MATERIAL PROVIDED:

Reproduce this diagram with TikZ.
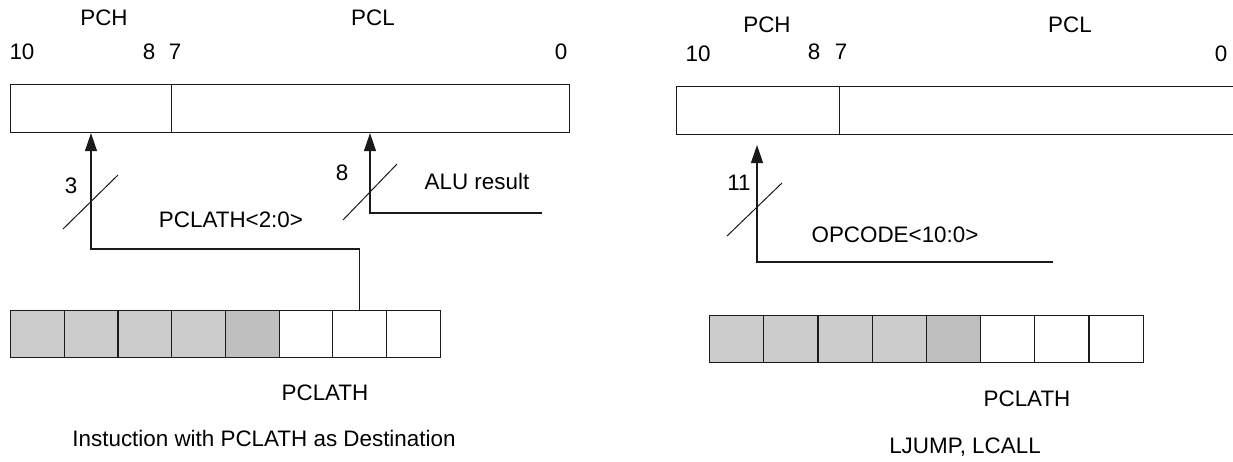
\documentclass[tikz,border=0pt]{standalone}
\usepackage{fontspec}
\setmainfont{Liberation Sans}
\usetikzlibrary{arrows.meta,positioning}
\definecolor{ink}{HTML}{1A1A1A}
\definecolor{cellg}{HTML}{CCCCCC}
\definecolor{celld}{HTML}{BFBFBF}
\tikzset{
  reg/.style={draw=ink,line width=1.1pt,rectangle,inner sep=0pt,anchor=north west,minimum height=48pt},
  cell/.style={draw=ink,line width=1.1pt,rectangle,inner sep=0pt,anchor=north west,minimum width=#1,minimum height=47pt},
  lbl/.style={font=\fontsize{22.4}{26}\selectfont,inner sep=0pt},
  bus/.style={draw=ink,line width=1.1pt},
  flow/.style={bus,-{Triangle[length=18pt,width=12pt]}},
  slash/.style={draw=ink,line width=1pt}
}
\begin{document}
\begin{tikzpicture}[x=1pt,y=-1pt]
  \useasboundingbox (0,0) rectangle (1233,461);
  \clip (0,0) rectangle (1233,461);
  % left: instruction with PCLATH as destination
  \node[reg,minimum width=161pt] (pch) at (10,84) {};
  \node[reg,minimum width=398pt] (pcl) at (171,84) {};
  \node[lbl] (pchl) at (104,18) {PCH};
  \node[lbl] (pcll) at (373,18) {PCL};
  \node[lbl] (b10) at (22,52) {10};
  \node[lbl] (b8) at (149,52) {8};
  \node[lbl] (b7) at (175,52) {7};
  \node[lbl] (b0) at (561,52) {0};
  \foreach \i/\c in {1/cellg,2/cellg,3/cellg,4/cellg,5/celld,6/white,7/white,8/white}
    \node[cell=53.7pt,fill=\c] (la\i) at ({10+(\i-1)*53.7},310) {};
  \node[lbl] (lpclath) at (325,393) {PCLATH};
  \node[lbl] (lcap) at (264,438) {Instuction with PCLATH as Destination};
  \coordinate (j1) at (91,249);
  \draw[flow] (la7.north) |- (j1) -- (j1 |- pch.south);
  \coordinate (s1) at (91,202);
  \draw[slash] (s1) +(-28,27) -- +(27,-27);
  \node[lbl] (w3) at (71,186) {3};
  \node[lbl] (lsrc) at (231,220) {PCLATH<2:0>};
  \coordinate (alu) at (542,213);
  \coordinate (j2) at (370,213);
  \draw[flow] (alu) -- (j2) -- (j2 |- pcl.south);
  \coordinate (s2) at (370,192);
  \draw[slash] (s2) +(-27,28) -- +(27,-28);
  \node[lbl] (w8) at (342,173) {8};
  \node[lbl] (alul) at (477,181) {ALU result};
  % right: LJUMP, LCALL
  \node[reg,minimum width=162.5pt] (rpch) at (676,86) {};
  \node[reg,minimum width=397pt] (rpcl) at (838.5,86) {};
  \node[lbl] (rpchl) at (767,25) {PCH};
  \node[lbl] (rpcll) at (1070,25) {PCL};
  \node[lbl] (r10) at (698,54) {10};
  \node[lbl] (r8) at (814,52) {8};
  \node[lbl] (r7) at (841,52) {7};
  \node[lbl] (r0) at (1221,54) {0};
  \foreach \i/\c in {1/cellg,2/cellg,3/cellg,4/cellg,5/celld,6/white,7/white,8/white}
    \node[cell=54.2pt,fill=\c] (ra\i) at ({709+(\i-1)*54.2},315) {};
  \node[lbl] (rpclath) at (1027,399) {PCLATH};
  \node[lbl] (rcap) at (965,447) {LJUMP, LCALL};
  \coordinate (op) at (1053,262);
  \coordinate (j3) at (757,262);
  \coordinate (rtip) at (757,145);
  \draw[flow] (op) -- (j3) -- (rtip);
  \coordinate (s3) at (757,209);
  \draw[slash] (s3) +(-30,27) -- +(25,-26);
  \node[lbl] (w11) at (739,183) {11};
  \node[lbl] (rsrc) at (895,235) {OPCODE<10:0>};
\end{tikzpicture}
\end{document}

THE TASK: Return the material word for word. Pictures are not part of the copy.

FULL ANSWER:
Reproduce this diagram with TikZ.
\documentclass[tikz,border=0pt]{standalone}
\usepackage{fontspec}
\setmainfont{Liberation Sans}
\usetikzlibrary{arrows.meta,positioning}
\definecolor{ink}{HTML}{1A1A1A}
\definecolor{cellg}{HTML}{CCCCCC}
\definecolor{celld}{HTML}{BFBFBF}
\tikzset{
  reg/.style={draw=ink,line width=1.1pt,rectangle,inner sep=0pt,anchor=north west,minimum height=48pt},
  cell/.style={draw=ink,line width=1.1pt,rectangle,inner sep=0pt,anchor=north west,minimum width=#1,minimum height=47pt},
  lbl/.style={font=\fontsize{22.4}{26}\selectfont,inner sep=0pt},
  bus/.style={draw=ink,line width=1.1pt},
  flow/.style={bus,-{Triangle[length=18pt,width=12pt]}},
  slash/.style={draw=ink,line width=1pt}
}
\begin{document}
\begin{tikzpicture}[x=1pt,y=-1pt]
  \useasboundingbox (0,0) rectangle (1233,461);
  \clip (0,0) rectangle (1233,461);
  % left: instruction with PCLATH as destination
  \node[reg,minimum width=161pt] (pch) at (10,84) {};
  \node[reg,minimum width=398pt] (pcl) at (171,84) {};
  \node[lbl] (pchl) at (104,18) {PCH};
  \node[lbl] (pcll) at (373,18) {PCL};
  \node[lbl] (b10) at (22,52) {10};
  \node[lbl] (b8) at (149,52) {8};
  \node[lbl] (b7) at (175,52) {7};
  \node[lbl] (b0) at (561,52) {0};
  \foreach \i/\c in {1/cellg,2/cellg,3/cellg,4/cellg,5/celld,6/white,7/white,8/white}
    \node[cell=53.7pt,fill=\c] (la\i) at ({10+(\i-1)*53.7},310) {};
  \node[lbl] (lpclath) at (325,393) {PCLATH};
  \node[lbl] (lcap) at (264,438) {Instuction with PCLATH as Destination};
  \coordinate (j1) at (91,249);
  \draw[flow] (la7.north) |- (j1) -- (j1 |- pch.south);
  \coordinate (s1) at (91,202);
  \draw[slash] (s1) +(-28,27) -- +(27,-27);
  \node[lbl] (w3) at (71,186) {3};
  \node[lbl] (lsrc) at (231,220) {PCLATH<2:0>};
  \coordinate (alu) at (542,213);
  \coordinate (j2) at (370,213);
  \draw[flow] (alu) -- (j2) -- (j2 |- pcl.south);
  \coordinate (s2) at (370,192);
  \draw[slash] (s2) +(-27,28) -- +(27,-28);
  \node[lbl] (w8) at (342,173) {8};
  \node[lbl] (alul) at (477,181) {ALU result};
  % right: LJUMP, LCALL
  \node[reg,minimum width=162.5pt] (rpch) at (676,86) {};
  \node[reg,minimum width=397pt] (rpcl) at (838.5,86) {};
  \node[lbl] (rpchl) at (767,25) {PCH};
  \node[lbl] (rpcll) at (1070,25) {PCL};
  \node[lbl] (r10) at (698,54) {10};
  \node[lbl] (r8) at (814,52) {8};
  \node[lbl] (r7) at (841,52) {7};
  \node[lbl] (r0) at (1221,54) {0};
  \foreach \i/\c in {1/cellg,2/cellg,3/cellg,4/cellg,5/celld,6/white,7/white,8/white}
    \node[cell=54.2pt,fill=\c] (ra\i) at ({709+(\i-1)*54.2},315) {};
  \node[lbl] (rpclath) at (1027,399) {PCLATH};
  \node[lbl] (rcap) at (965,447) {LJUMP, LCALL};
  \coordinate (op) at (1053,262);
  \coordinate (j3) at (757,262);
  \coordinate (rtip) at (757,145);
  \draw[flow] (op) -- (j3) -- (rtip);
  \coordinate (s3) at (757,209);
  \draw[slash] (s3) +(-30,27) -- +(25,-26);
  \node[lbl] (w11) at (739,183) {11};
  \node[lbl] (rsrc) at (895,235) {OPCODE<10:0>};
\end{tikzpicture}
\end{document}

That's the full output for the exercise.